The Brotherhood, Egypt’s ruling party, said the declaration agreed on by Muslim and western nations on to set out an international code of conduct for combatting violence against women, would lead to the "complete disintegration of society.”
"This declaration, if ratified, would lead to complete disintegration of society, and would certainly be the final step in the intellectual and cultural invasion of Muslim countries, eliminating the moral specificity that helps preserve cohesion of Islamic societies,” the Brotherhood’s statement claimed in an online statement on their official website.
The Brotherhood said the U.N. statement undermined Islamic ethics by calling for women to work, travel and use contraception without their husbands’ permission.
The group also denounced the statement’s call for sexual freedom, granting equal rights to homosexual people, and allowing wives full legal rights to take their husbands to court for marital rape.
A spokesperson for Egypt’s National Council for Women, Soad Shalaby, was angered by the Brotherhood’s remarks. "How would this declaration lead to a disintegration of society? On the contrary, it will lead to women’s integration within society,” she told the British newspaper.
"It is only a misinterpretation of Islam that creates these kinds of statements,” she said. "It goes without saying that Islam never encourages violence against women. On the contrary, it gives them rights.”

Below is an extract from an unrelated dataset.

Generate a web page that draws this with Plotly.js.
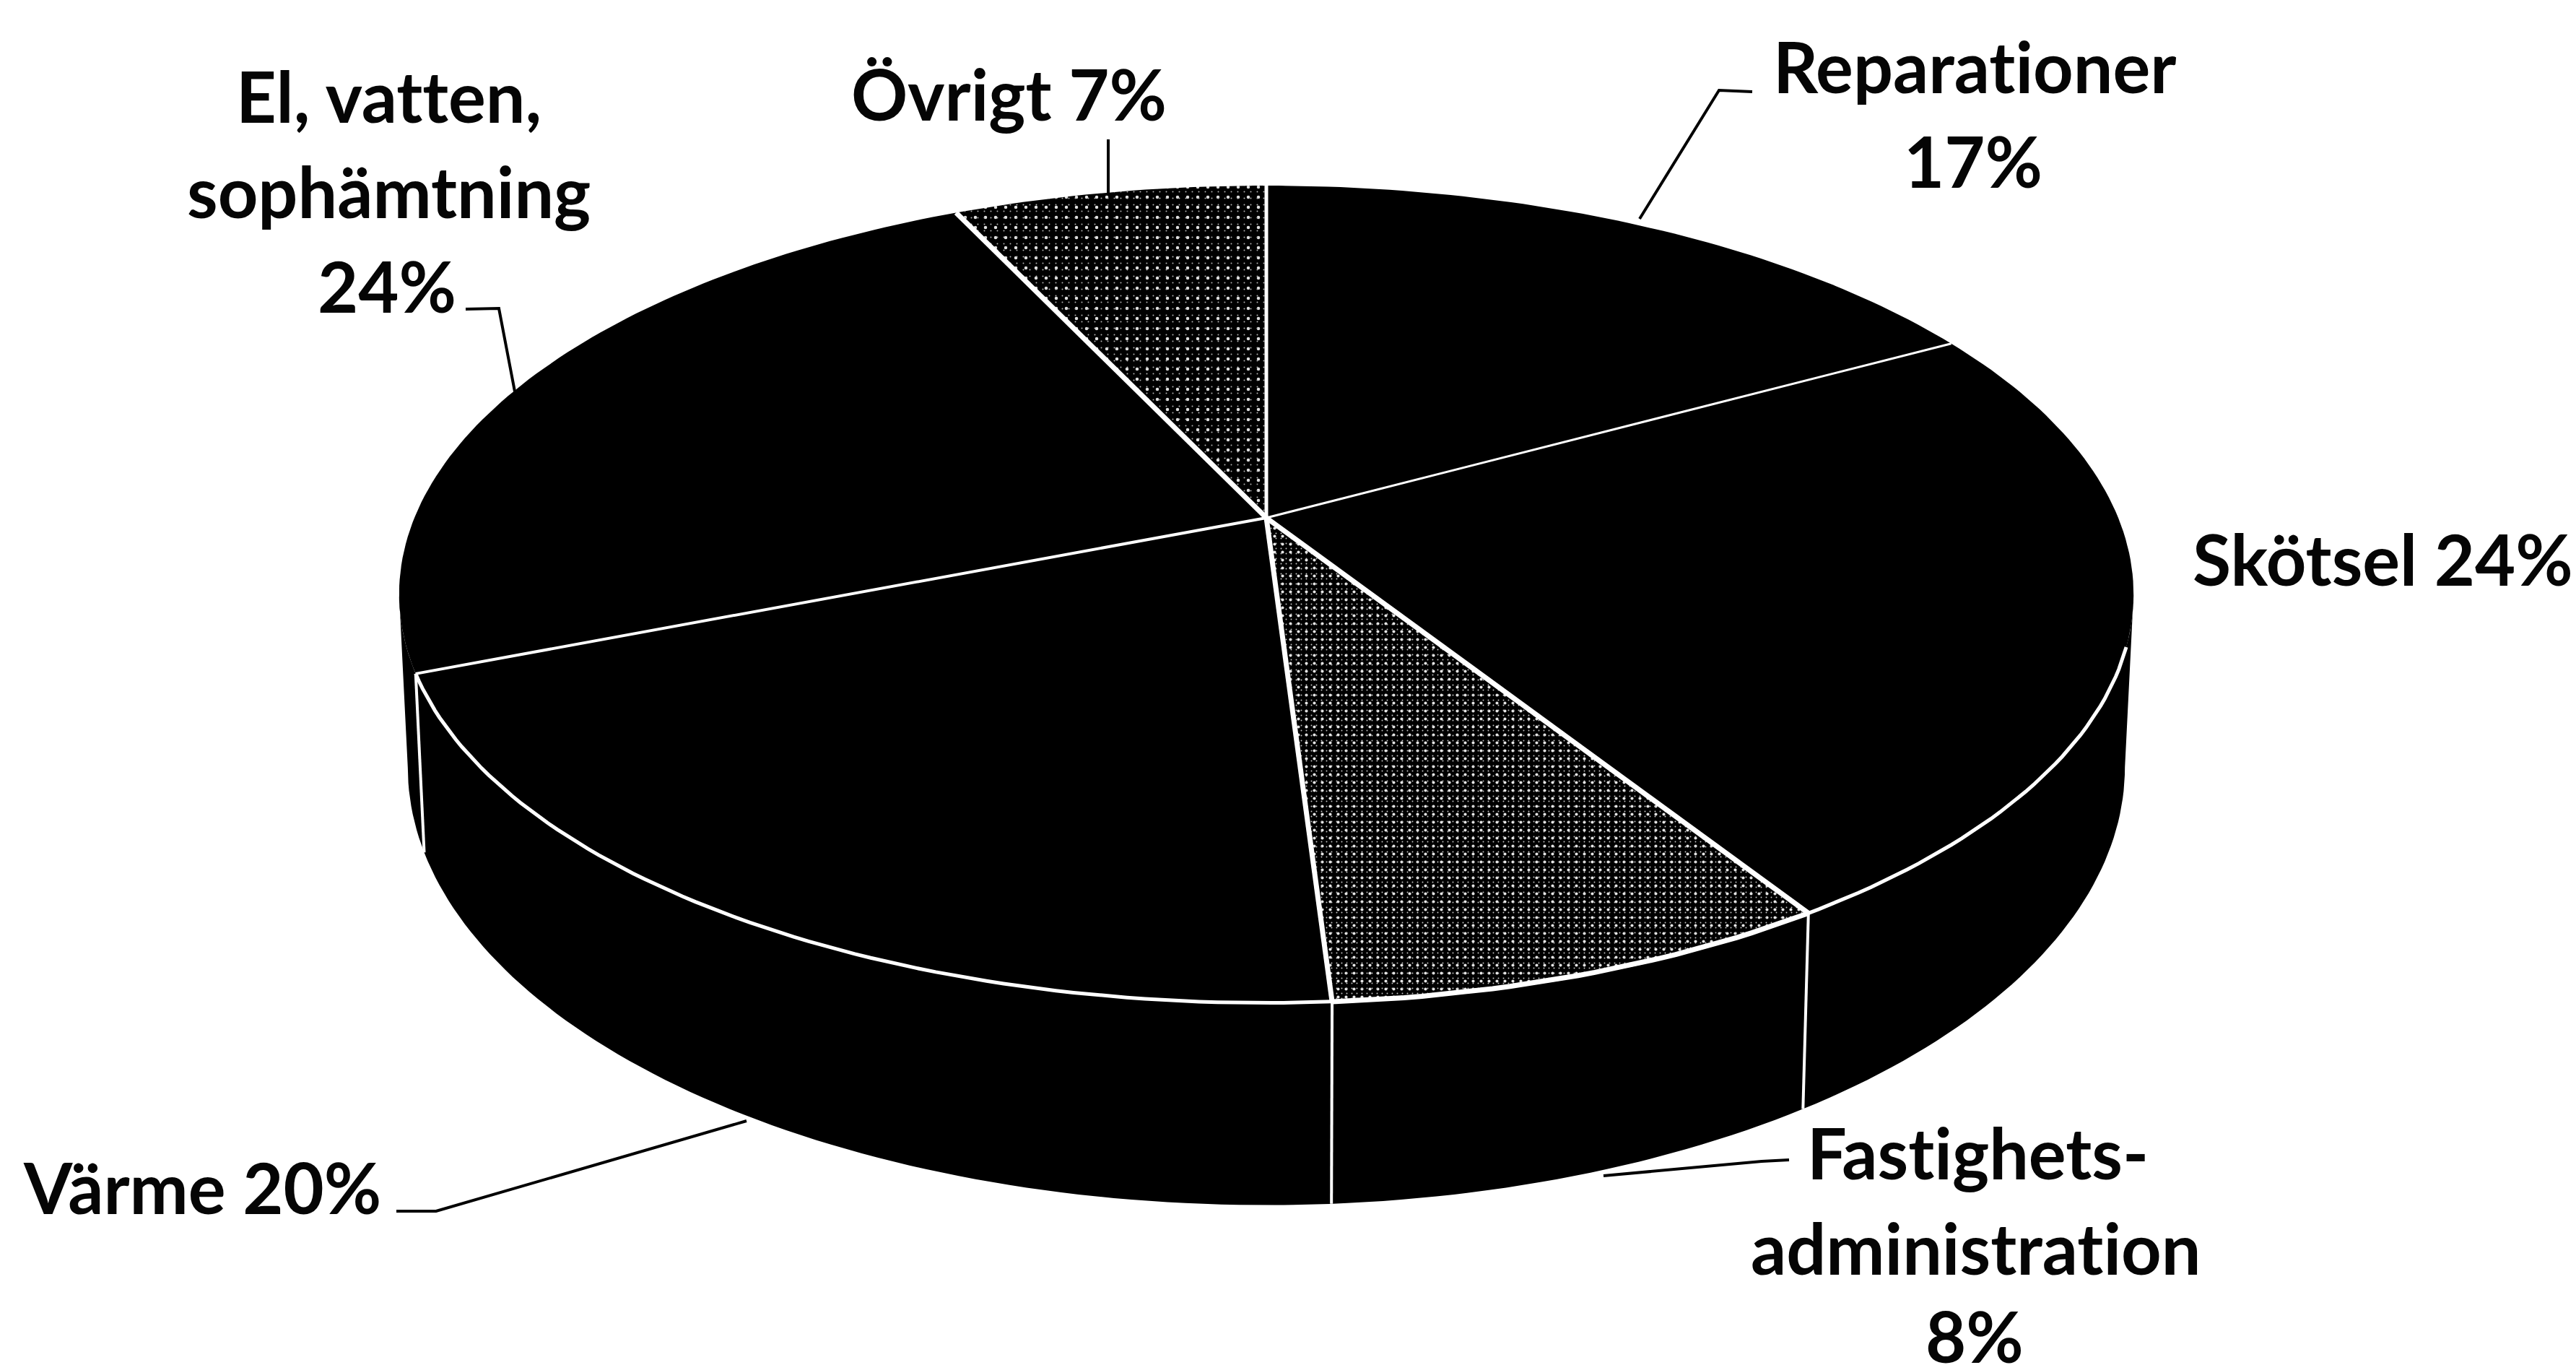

On Friday, Iran, Libya, Sudan and other Muslim nations agreed to language stating that violence against women and girls could not be justified by "any custom, tradition or religious consideration.”
Western nations, particularly from Scandinavia, toned down demands for references to gay rights and sexual health rights to secure the accord after two weeks of tense negotiations between the 193 U.N. member states.
Some 6,000 non-government groups were in New York for the Commission on the Status of Women meeting. Cheers and wild applause erupted when the accord was announced in the U.N. headquarters late Friday.
Michelle Bachelet, executive director of U.N. Women, said it had been an "historic” meeting. It was announced straight after that Bachelet would be leaving her post. She is expected to return to politics in Chile where she has already been president.
Iran, the Vatican and Russia and other Muslim states had formed what some diplomats had called "an unholy alliance” to weaken a statement calling for tough global standards on violence against women and girls.
They had objected to references to abortion rights and language suggesting that rape includes forcible behavior by a woman’s husband or partner.